West Quay then cited Section 3(b) of the Maharashtra Stamp Act ("Stamp Act") which provides that any instrument which has been executed out of Maharashtra but is related to any matter or thing done or to be done in Maharashtra, then such instrument shall be stamped according to Stamp Act. Further, since arbitration clause is non-severable clause of the agreement, arbitration should be considered as "a thing done or to be done" and must be stamped as per Stamp Act.
Arguments on behalf of Satyanarayana
The Counsel for Satyanarayana stated that they agree with majority of West Quay's contention, except that the term "a thing done or to be done" should not be interpreted broadly. This term has a restricted scope of including only the contract work to be done by the contractor. Arbitration is merely a dispute resolution mechanism and should not form a part of the same.
What did the Court hold?
The Court relied on Garmare case and reiterated that the agreement should be stamped in the State where the arbitration agreement shall take place, if it is not done, then it will result in severing that clause from the rest of the agreement. This would be irrational as arbitration clause is an integral part of the agreement. Further, the Court rejected the argument of Satyanarayana that "a thing done or to be done" should only include contractual obligations of the contractor.
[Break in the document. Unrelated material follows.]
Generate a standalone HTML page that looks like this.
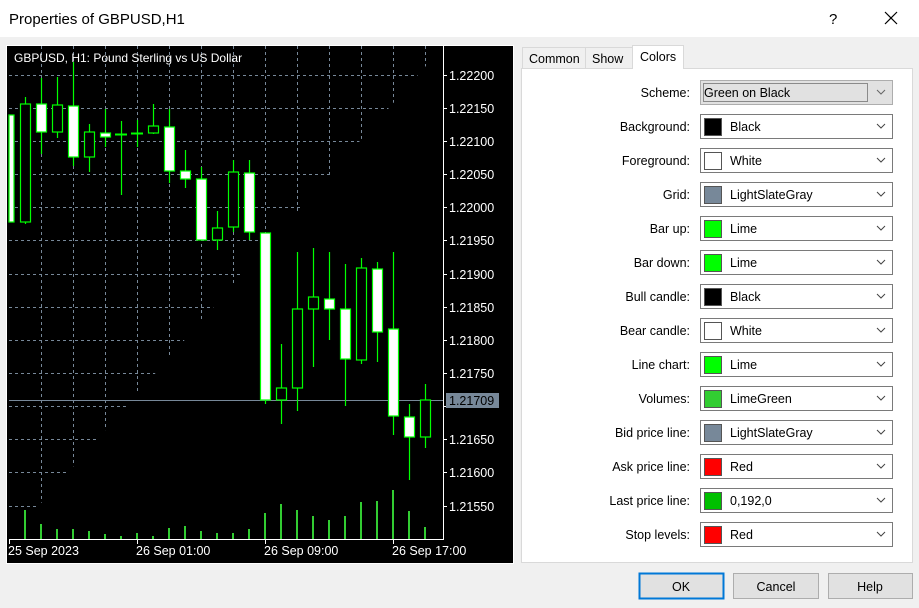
<!DOCTYPE html>
<html><head><meta charset="utf-8"><style>
body{margin:0;width:919px;height:608px;overflow:hidden;background:#f0f0f0;font-family:"Liberation Sans",sans-serif;position:relative}
svg{position:absolute;left:0;top:0}
#chart{position:absolute;left:7px;top:46px;width:506px;height:517px;background:#000}
.v{position:absolute;top:46px;width:1px;height:493px;background:repeating-linear-gradient(to bottom,#778899 0 3px,transparent 3px 6px)}
.h{position:absolute;left:9px;width:434px;height:1px;background:repeating-linear-gradient(to right,#778899 0 3px,transparent 3px 6px)}
</style></head><body>
<div id="chart"></div>
<div class="v" style="left:41px"></div><div class="v" style="left:73px"></div><div class="v" style="left:105px"></div><div class="v" style="left:137px"></div><div class="v" style="left:169px"></div><div class="v" style="left:201px"></div><div class="v" style="left:233px"></div><div class="v" style="left:265px"></div><div class="v" style="left:297px"></div><div class="v" style="left:329px"></div><div class="v" style="left:361px"></div><div class="v" style="left:393px"></div><div class="v" style="left:425px"></div>
<div class="h" style="top:75px"></div><div class="h" style="top:108px"></div><div class="h" style="top:141px"></div><div class="h" style="top:174px"></div><div class="h" style="top:207px"></div><div class="h" style="top:240px"></div><div class="h" style="top:274px"></div><div class="h" style="top:307px"></div><div class="h" style="top:340px"></div><div class="h" style="top:373px"></div><div class="h" style="top:406px"></div><div class="h" style="top:439px"></div><div class="h" style="top:472px"></div><div class="h" style="top:506px"></div>
<svg width="919" height="608" xmlns="http://www.w3.org/2000/svg" font-family="Liberation Sans, sans-serif">
<rect x="0" y="0" width="919" height="37" fill="#fff"/>
<text x="9" y="24" font-size="15" fill="#000">Properties of GBPUSD,H1</text>
<text x="829" y="24" font-size="15" fill="#000">?</text>
<path d="M885 12l12 12M897 12l-12 12" stroke="#000" stroke-width="1.2"/>
<rect x="6.5" y="45.5" width="507" height="518" fill="none" stroke="#fff"/>
<text x="14" y="62" font-size="12" fill="#fff">GBPUSD, H1:  Pound Sterling vs US Dollar</text>
<g fill="#fff" font-size="12.5">
<text x="449" y="80">1.22200</text><text x="449" y="113">1.22150</text><text x="449" y="146">1.22100</text>
<text x="449" y="179">1.22050</text><text x="449" y="212">1.22000</text><text x="449" y="245">1.21950</text>
<text x="449" y="279">1.21900</text><text x="449" y="312">1.21850</text><text x="449" y="345">1.21800</text>
<text x="449" y="378">1.21750</text><text x="449" y="444">1.21650</text>
<text x="449" y="477">1.21600</text><text x="449" y="511">1.21550</text>
</g>
<g stroke="#fff" stroke-width="1"><path d="M443.5 46V539.5H9M443 75.5h4M443 108.5h4M443 141.5h4M443 174.5h4M443 207.5h4M443 240.5h4M443 274.5h4M443 307.5h4M443 340.5h4M443 373.5h4M443 406.5h4M443 439.5h4M443 472.5h4M443 506.5h4M9.5 539v5M137.5 539v5M265.5 539v5M393.5 539v5"/></g>
<g fill="#fff" font-size="12.5"><text x="8" y="555">25 Sep 2023</text><text x="136" y="555">26 Sep 01:00</text><text x="264" y="555">26 Sep 09:00</text><text x="392" y="555">26 Sep 17:00</text></g>
<path d="M9 400.5H443" stroke="#778899"/>
<rect x="446" y="393" width="53" height="15" fill="#778899"/>
<text x="449" y="405" font-size="12.5" fill="#000">1.21709</text>
<g stroke="#32cd32" stroke-width="2">
<path d="M25 539V510M41 539V524M57 539V529M73 539V529M89 539V531M105 539V534M121 539V536M137 539V533M153 539V536M169 539V528M185 539V526M201 539V531M217 539V533M233 539V533M249 539V529M265 539V513M281 539V504M297 539V510M313 539V516M329 539V520M345 539V516M361 539V502M377 539V501M393 539V490M409 539V511M425 539V527"/>
</g>
<g stroke="#00ff00" stroke-width="1.2">
<path d="M25.5 97V224M41.5 78V154M57.5 77V138M73.5 62V166M89.5 124V172M105.5 109V147M121.5 121V195M137.5 120V147M153.5 104V134M169.5 109V183M185.5 150V188M201.5 167V240M217.5 211V250M233.5 160V232M249.5 160V240M265.5 233V404M281.5 344V424M297.5 252V411M313.5 248V367M329.5 252V340M345.5 264V406M361.5 258V364M377.5 262V362M393.5 252V435M409.5 404V480M425.5 384V448"/>
<path d="M115 134.5h12M131 133.5h12" stroke-width="2"/>
</g>
<g stroke="#00ff00" stroke-width="1.2">
<rect x="9" y="115" width="5" height="107" fill="#fff"/>
<rect x="20.5" y="104" width="10" height="118" fill="#000"/>
<rect x="36.5" y="104" width="10" height="28" fill="#fff"/>
<rect x="52.5" y="105" width="10" height="27" fill="#000"/>
<rect x="68.5" y="106" width="10" height="51" fill="#fff"/>
<rect x="84.5" y="132" width="10" height="25" fill="#000"/>
<rect x="100.5" y="133" width="10" height="4" fill="#fff"/>
<rect x="148.5" y="126" width="10" height="7" fill="#000"/>
<rect x="164.5" y="127" width="10" height="44" fill="#fff"/>
<rect x="180.5" y="171" width="10" height="8" fill="#fff"/>
<rect x="196.5" y="179" width="10" height="61" fill="#fff"/>
<rect x="212.5" y="228" width="10" height="12" fill="#000"/>
<rect x="228.5" y="172" width="10" height="55" fill="#000"/>
<rect x="244.5" y="173" width="10" height="59" fill="#fff"/>
<rect x="260.5" y="233" width="10" height="167" fill="#fff"/>
<rect x="276.5" y="388" width="10" height="12" fill="#000"/>
<rect x="292.5" y="309" width="10" height="79" fill="#000"/>
<rect x="308.5" y="297" width="10" height="12" fill="#000"/>
<rect x="324.5" y="299" width="10" height="10" fill="#fff"/>
<rect x="340.5" y="309" width="10" height="50" fill="#fff"/>
<rect x="356.5" y="268" width="10" height="92" fill="#000"/>
<rect x="372.5" y="269" width="10" height="63" fill="#fff"/>
<rect x="388.5" y="329" width="10" height="87" fill="#fff"/>
<rect x="404.5" y="417" width="10" height="20" fill="#fff"/>
<rect x="420.5" y="400" width="10" height="37" fill="#000"/>
</g>
<rect x="521.5" y="68.5" width="391" height="494" fill="#fff" stroke="#d9d9d9"/>
<rect x="522.5" y="47.5" width="63" height="21" fill="#f0f0f0" stroke="#d9d9d9"/>
<rect x="585.5" y="47.5" width="47" height="21" fill="#f0f0f0" stroke="#d9d9d9"/>
<rect x="632.5" y="45.5" width="51" height="23" fill="#fff" stroke="#d9d9d9"/>
<rect x="633" y="67" width="50" height="3" fill="#fff"/>
<g font-size="12.5" fill="#000"><text x="529" y="63">Common</text><text x="592" y="63">Show</text><text x="640" y="61">Colors</text></g>
<rect x="700.5" y="80.5" width="192" height="24" fill="#e1e1e1" stroke="#adadad"/>
<rect x="703.5" y="83.5" width="164" height="18" fill="none" stroke="#333" stroke-dasharray="1,1"/>
<text x="704" y="97" font-size="12.5">Green on Black</text>
<path d="M877 90l4 4 4-4" fill="none" stroke="#666"/>
<g font-size="12.5" text-anchor="end">
<text x="690" y="97">Scheme:</text><text x="690" y="131">Background:</text><text x="690" y="165">Foreground:</text>
<text x="690" y="199">Grid:</text><text x="690" y="233">Bar up:</text><text x="690" y="267">Bar down:</text>
<text x="690" y="301">Bull candle:</text><text x="690" y="335">Bear candle:</text><text x="690" y="369">Line chart:</text>
<text x="690" y="403">Volumes:</text><text x="690" y="437">Bid price line:</text><text x="690" y="471">Ask price line:</text>
<text x="690" y="505">Last price line:</text><text x="690" y="539">Stop levels:</text>
</g>
<g font-size="12.5">
<g transform="translate(0,34)"><rect x="700.5" y="80.5" width="192" height="24" fill="#fff" stroke="#7a7a7a"/><rect x="704.5" y="84.5" width="17" height="17" fill="#000" stroke="#555"/><text x="730" y="97">Black</text><path d="M877 90l4 4 4-4" fill="none" stroke="#444"/></g>
<g transform="translate(0,68)"><rect x="700.5" y="80.5" width="192" height="24" fill="#fff" stroke="#7a7a7a"/><rect x="704.5" y="84.5" width="17" height="17" fill="#fff" stroke="#555"/><text x="730" y="97">White</text><path d="M877 90l4 4 4-4" fill="none" stroke="#444"/></g>
<g transform="translate(0,102)"><rect x="700.5" y="80.5" width="192" height="24" fill="#fff" stroke="#7a7a7a"/><rect x="704.5" y="84.5" width="17" height="17" fill="#778899" stroke="#555"/><text x="730" y="97">LightSlateGray</text><path d="M877 90l4 4 4-4" fill="none" stroke="#444"/></g>
<g transform="translate(0,136)"><rect x="700.5" y="80.5" width="192" height="24" fill="#fff" stroke="#7a7a7a"/><rect x="704.5" y="84.5" width="17" height="17" fill="#00ff00" stroke="#555"/><text x="730" y="97">Lime</text><path d="M877 90l4 4 4-4" fill="none" stroke="#444"/></g>
<g transform="translate(0,170)"><rect x="700.5" y="80.5" width="192" height="24" fill="#fff" stroke="#7a7a7a"/><rect x="704.5" y="84.5" width="17" height="17" fill="#00ff00" stroke="#555"/><text x="730" y="97">Lime</text><path d="M877 90l4 4 4-4" fill="none" stroke="#444"/></g>
<g transform="translate(0,204)"><rect x="700.5" y="80.5" width="192" height="24" fill="#fff" stroke="#7a7a7a"/><rect x="704.5" y="84.5" width="17" height="17" fill="#000" stroke="#555"/><text x="730" y="97">Black</text><path d="M877 90l4 4 4-4" fill="none" stroke="#444"/></g>
<g transform="translate(0,238)"><rect x="700.5" y="80.5" width="192" height="24" fill="#fff" stroke="#7a7a7a"/><rect x="704.5" y="84.5" width="17" height="17" fill="#fff" stroke="#555"/><text x="730" y="97">White</text><path d="M877 90l4 4 4-4" fill="none" stroke="#444"/></g>
<g transform="translate(0,272)"><rect x="700.5" y="80.5" width="192" height="24" fill="#fff" stroke="#7a7a7a"/><rect x="704.5" y="84.5" width="17" height="17" fill="#00ff00" stroke="#555"/><text x="730" y="97">Lime</text><path d="M877 90l4 4 4-4" fill="none" stroke="#444"/></g>
<g transform="translate(0,306)"><rect x="700.5" y="80.5" width="192" height="24" fill="#fff" stroke="#7a7a7a"/><rect x="704.5" y="84.5" width="17" height="17" fill="#32cd32" stroke="#555"/><text x="730" y="97">LimeGreen</text><path d="M877 90l4 4 4-4" fill="none" stroke="#444"/></g>
<g transform="translate(0,340)"><rect x="700.5" y="80.5" width="192" height="24" fill="#fff" stroke="#7a7a7a"/><rect x="704.5" y="84.5" width="17" height="17" fill="#778899" stroke="#555"/><text x="730" y="97">LightSlateGray</text><path d="M877 90l4 4 4-4" fill="none" stroke="#444"/></g>
<g transform="translate(0,374)"><rect x="700.5" y="80.5" width="192" height="24" fill="#fff" stroke="#7a7a7a"/><rect x="704.5" y="84.5" width="17" height="17" fill="#ff0000" stroke="#555"/><text x="730" y="97">Red</text><path d="M877 90l4 4 4-4" fill="none" stroke="#444"/></g>
<g transform="translate(0,408)"><rect x="700.5" y="80.5" width="192" height="24" fill="#fff" stroke="#7a7a7a"/><rect x="704.5" y="84.5" width="17" height="17" fill="#00c000" stroke="#555"/><text x="730" y="97">0,192,0</text><path d="M877 90l4 4 4-4" fill="none" stroke="#444"/></g>
<g transform="translate(0,442)"><rect x="700.5" y="80.5" width="192" height="24" fill="#fff" stroke="#7a7a7a"/><rect x="704.5" y="84.5" width="17" height="17" fill="#ff0000" stroke="#555"/><text x="730" y="97">Red</text><path d="M877 90l4 4 4-4" fill="none" stroke="#444"/></g>
</g>
<rect x="639.5" y="573.5" width="84" height="25" fill="#e1e1e1" stroke="#0078d7" stroke-width="2"/>
<rect x="733.5" y="573.5" width="85" height="25" fill="#e1e1e1" stroke="#adadad"/>
<rect x="828.5" y="573.5" width="84" height="25" fill="#e1e1e1" stroke="#adadad"/>
<g font-size="12.5" text-anchor="middle"><text x="681" y="591">OK</text><text x="776" y="591">Cancel</text><text x="870" y="591">Help</text></g>
</svg>
</body></html>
The Court opined that even though linguistic meaning of the phrase would not include arbitration, but since arbitration clause is an integral part of the agreement and appointment of arbitrator should arise from the contract itself, the phrase should include arbitration clause.
The Court also relied on Section 19 of the Stamp Act, which reiterates the position of law stated in Section 3(b) of the Stamp Act, that an agreement signed outside the State must be stamped in that State if reference for a thing done or to be done is made in that particular State. Therefore, the Court held that the agreements in this matter were liable to be stamped in state of Maharashtra as well.
The prevalent approach with respect to stamping of agreements, in India, as per law or in general practice too, has been, to get the agreements stamped where they are executed. However, the Court by this judgment clarifies the applicability of stamp act on the agreements which include any arbitration clause. The agreements will have to be stamped in the state in which arbitration is supposed to be conducted as per the terms of arbitration clause of that agreement.
The Court has provided an excellent interpretation of the precedents and the clause in question to come to this conclusion. The Court clarified the position of law part by part. First of all, they concluded that for the purpose of Arbitration and Conciliation Act, 1996, the agreements need to be duly stamped. Duly stamped means to be stamped according to the law, which means that in this case the agreements shall have been stamped as per Stamp Act.
A problem that this judgment poses is the enforceability of payment of additional stamp duty for arbitration clause. For example, In the event parties execute an agreement at Jaipur but the venue of arbitration is specified as Mumbai, in such a scenario the judgment fails to address the logistical challenges parties might face to pay the proper stamp duty in Mumbai as per the Maharashtra Stamp Act.